Since today is April 15, Tax Day, I thought it might be appropriate to blog about taxes, especially in relationship to the ancient world. Taxes, of course, are not modern phenomena. The extraction of funds from the general public for use by the state (or elites) has a long history. One specific tax related to the ancient Mediterranean world and the first century was the Fiscus Judaicus. For an excellent overview of this tax and its implication in the first century, see the recent dissertation from Rijksuniversiteit Groningen by Marius Heemstra, How Rome’s Administration of the Fiscus Judaicus Accelerated the Parting of the Ways Between Judaism and Christianity: Rereading 1 Peter, Revelation, The Letter to the Hebrews and the Gospel of John in Their Roman And Jewish Contexts (2009). This dissertation has a fascinating thesis and is quite well done. (We presented papers in the same section of the Society of Biblical Literature Annual Meeting last year in New Orleans).
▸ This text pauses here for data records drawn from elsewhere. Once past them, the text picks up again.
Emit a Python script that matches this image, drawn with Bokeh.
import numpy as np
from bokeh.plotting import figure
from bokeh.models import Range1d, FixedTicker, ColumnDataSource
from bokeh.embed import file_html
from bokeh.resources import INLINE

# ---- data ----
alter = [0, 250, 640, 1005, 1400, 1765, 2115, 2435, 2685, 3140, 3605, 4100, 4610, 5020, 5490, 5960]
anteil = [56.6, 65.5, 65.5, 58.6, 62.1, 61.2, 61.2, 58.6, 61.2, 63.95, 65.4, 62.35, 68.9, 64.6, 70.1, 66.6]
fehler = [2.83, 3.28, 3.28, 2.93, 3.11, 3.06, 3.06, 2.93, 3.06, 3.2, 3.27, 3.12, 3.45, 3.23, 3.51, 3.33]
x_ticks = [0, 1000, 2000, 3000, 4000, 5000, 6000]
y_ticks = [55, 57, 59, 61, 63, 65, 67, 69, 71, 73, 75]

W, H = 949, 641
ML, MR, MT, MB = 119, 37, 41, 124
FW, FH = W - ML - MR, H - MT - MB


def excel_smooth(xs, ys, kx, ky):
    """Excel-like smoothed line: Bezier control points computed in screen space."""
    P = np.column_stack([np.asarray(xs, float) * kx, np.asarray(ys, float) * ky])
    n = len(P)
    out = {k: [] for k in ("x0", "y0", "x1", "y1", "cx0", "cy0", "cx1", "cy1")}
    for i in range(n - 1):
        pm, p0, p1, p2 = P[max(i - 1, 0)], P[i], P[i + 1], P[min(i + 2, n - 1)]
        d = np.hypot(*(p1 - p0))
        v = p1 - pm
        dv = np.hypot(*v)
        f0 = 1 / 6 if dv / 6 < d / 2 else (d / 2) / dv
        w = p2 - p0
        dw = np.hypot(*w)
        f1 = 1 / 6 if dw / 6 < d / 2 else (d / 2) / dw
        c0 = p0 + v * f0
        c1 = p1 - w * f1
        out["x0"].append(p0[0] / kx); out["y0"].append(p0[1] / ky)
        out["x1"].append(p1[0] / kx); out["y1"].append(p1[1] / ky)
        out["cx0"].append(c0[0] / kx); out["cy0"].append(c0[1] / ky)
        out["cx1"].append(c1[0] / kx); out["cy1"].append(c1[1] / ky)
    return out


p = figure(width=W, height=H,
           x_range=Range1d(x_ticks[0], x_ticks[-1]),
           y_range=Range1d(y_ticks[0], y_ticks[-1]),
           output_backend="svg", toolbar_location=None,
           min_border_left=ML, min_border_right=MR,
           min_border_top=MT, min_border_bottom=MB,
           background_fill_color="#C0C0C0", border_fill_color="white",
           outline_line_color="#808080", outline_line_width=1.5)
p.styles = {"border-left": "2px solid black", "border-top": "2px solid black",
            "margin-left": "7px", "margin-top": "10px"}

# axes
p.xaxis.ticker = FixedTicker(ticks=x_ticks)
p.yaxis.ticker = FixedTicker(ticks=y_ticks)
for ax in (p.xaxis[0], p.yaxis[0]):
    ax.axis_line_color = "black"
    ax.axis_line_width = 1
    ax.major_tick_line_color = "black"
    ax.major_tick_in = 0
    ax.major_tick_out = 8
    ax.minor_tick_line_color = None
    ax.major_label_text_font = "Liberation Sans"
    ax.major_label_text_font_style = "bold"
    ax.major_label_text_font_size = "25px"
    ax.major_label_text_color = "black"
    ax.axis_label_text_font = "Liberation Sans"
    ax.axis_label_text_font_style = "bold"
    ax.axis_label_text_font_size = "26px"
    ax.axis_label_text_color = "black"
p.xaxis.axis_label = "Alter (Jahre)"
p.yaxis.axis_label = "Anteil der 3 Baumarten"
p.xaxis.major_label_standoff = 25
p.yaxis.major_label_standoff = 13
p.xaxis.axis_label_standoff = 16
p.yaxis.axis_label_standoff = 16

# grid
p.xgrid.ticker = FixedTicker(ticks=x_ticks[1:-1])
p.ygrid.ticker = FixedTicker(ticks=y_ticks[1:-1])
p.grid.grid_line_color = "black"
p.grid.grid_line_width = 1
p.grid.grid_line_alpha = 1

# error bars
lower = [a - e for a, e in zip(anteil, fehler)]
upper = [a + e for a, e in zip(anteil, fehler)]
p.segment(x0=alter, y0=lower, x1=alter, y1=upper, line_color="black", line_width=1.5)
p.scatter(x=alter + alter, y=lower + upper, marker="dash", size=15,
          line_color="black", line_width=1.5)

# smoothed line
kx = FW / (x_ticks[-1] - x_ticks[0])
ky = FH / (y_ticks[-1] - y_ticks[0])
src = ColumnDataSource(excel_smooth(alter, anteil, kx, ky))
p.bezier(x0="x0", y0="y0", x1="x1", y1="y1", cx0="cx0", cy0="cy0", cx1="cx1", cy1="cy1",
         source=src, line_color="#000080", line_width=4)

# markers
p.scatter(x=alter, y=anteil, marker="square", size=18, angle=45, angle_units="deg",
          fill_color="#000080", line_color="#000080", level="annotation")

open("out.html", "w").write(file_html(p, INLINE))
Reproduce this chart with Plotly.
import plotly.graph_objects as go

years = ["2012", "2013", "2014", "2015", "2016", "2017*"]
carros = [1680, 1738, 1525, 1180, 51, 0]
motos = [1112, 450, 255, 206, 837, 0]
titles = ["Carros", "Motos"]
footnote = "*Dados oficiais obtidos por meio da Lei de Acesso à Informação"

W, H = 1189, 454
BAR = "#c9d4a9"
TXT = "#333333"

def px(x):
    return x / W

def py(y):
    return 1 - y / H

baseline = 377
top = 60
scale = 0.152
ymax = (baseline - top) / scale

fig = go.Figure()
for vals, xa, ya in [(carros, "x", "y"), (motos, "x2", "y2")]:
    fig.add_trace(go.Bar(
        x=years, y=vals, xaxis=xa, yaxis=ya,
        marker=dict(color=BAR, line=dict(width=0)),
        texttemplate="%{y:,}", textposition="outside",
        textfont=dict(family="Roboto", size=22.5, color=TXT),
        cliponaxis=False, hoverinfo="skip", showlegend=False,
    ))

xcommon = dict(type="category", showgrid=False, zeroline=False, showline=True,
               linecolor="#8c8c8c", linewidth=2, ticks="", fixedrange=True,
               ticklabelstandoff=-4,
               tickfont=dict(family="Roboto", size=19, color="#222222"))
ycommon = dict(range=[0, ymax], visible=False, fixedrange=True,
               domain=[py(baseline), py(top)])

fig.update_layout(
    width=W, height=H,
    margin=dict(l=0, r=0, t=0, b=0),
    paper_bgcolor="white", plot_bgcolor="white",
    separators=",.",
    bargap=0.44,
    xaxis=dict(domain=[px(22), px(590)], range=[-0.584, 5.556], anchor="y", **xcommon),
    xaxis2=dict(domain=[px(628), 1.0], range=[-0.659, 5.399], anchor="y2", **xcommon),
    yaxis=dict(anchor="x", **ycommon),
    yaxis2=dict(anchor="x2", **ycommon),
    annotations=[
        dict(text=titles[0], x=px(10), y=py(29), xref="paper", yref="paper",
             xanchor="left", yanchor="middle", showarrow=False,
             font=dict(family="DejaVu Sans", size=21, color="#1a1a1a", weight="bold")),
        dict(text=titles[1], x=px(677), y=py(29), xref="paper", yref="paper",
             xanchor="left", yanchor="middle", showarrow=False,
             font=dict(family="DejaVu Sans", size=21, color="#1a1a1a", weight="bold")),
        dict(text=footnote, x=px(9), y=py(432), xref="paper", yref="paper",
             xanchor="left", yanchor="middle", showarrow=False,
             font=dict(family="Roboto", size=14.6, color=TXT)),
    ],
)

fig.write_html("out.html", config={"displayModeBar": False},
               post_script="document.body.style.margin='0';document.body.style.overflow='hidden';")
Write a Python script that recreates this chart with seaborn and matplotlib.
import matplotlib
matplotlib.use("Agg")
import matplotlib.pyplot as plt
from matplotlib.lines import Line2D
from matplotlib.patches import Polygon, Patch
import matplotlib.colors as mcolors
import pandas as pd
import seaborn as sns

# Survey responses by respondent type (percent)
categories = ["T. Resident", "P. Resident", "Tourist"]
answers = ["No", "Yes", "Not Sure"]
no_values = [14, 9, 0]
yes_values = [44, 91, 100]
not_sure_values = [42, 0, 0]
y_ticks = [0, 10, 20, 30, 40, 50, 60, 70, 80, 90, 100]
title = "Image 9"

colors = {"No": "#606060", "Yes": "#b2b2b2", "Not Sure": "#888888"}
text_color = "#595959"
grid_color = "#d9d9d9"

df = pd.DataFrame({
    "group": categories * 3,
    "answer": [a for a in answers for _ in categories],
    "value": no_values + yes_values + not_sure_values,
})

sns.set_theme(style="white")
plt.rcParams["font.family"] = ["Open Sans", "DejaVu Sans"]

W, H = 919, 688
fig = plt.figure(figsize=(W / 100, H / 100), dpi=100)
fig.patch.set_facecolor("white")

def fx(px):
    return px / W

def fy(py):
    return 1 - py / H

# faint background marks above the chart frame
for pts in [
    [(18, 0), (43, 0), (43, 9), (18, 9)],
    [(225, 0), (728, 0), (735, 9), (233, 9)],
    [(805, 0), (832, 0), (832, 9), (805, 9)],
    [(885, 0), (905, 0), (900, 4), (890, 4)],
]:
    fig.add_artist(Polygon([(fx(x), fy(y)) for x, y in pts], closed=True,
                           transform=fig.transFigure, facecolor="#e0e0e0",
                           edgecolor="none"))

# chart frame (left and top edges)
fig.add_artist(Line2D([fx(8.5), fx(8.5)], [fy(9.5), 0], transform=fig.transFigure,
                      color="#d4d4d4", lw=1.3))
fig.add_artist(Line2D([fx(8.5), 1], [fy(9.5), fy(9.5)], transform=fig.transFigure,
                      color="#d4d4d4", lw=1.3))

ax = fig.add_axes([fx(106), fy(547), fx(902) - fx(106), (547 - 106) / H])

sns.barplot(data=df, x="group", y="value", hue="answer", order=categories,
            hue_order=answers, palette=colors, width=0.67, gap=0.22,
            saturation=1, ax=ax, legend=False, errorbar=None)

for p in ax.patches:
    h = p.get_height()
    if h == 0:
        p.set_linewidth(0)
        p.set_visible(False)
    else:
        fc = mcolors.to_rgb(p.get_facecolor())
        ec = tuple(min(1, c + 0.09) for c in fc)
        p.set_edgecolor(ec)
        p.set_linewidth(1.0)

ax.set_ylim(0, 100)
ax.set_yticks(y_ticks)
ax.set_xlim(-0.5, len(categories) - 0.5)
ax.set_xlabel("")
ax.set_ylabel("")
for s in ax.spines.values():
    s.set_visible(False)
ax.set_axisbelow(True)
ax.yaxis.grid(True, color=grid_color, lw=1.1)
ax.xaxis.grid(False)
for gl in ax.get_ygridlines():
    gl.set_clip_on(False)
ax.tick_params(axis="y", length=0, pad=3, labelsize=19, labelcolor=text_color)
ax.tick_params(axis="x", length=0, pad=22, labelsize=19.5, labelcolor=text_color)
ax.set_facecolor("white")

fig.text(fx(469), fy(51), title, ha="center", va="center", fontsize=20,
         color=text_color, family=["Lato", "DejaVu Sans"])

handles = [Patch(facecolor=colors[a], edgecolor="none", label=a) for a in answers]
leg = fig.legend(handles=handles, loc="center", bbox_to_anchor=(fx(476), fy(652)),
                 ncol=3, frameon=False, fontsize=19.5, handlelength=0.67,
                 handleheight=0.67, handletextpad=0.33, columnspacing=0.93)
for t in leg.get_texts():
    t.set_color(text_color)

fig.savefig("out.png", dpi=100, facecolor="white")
The Fiscus Judaicus was the tax levied by Vespasian after the Judean War and the destruction of the Temple (Josephus, Jewish War, 7.218). This tax in essence replaced the Temple tax. The money collected for this tax, ironically, helped reconstruct the temple of Jupiter in Rome which had been destroyed in the civil war of AD 69. One can only image the chagrin of the Judeans who were force to pay this tax. One of the differences between the Temple tax and the Fiscus Judaicus is that the Temple tax was only required of Judean men while the Fiscus Judaicus taxed men, women, children, and even Judean slaves.
This Temple tax consisted of a half shekel (or the equivalent, two Roman denarii or two Attic drachmas). The Fiscus Judaicus tax, while based on the Temple tax, varied over the years.
This tax continued into the time period of Emperor Nerva at which point it was abolished (AD 96). This event was of such importance it was commemorated on a coin minted in Rome. See below.
The inscription on the reverse is FISCI IVDAICI CALVMNIA SVBLATA which translates as “the removal of the wrongful accusation of the Fiscus Judaicus.” Note the date palm tree; a typical symbol used for Judea.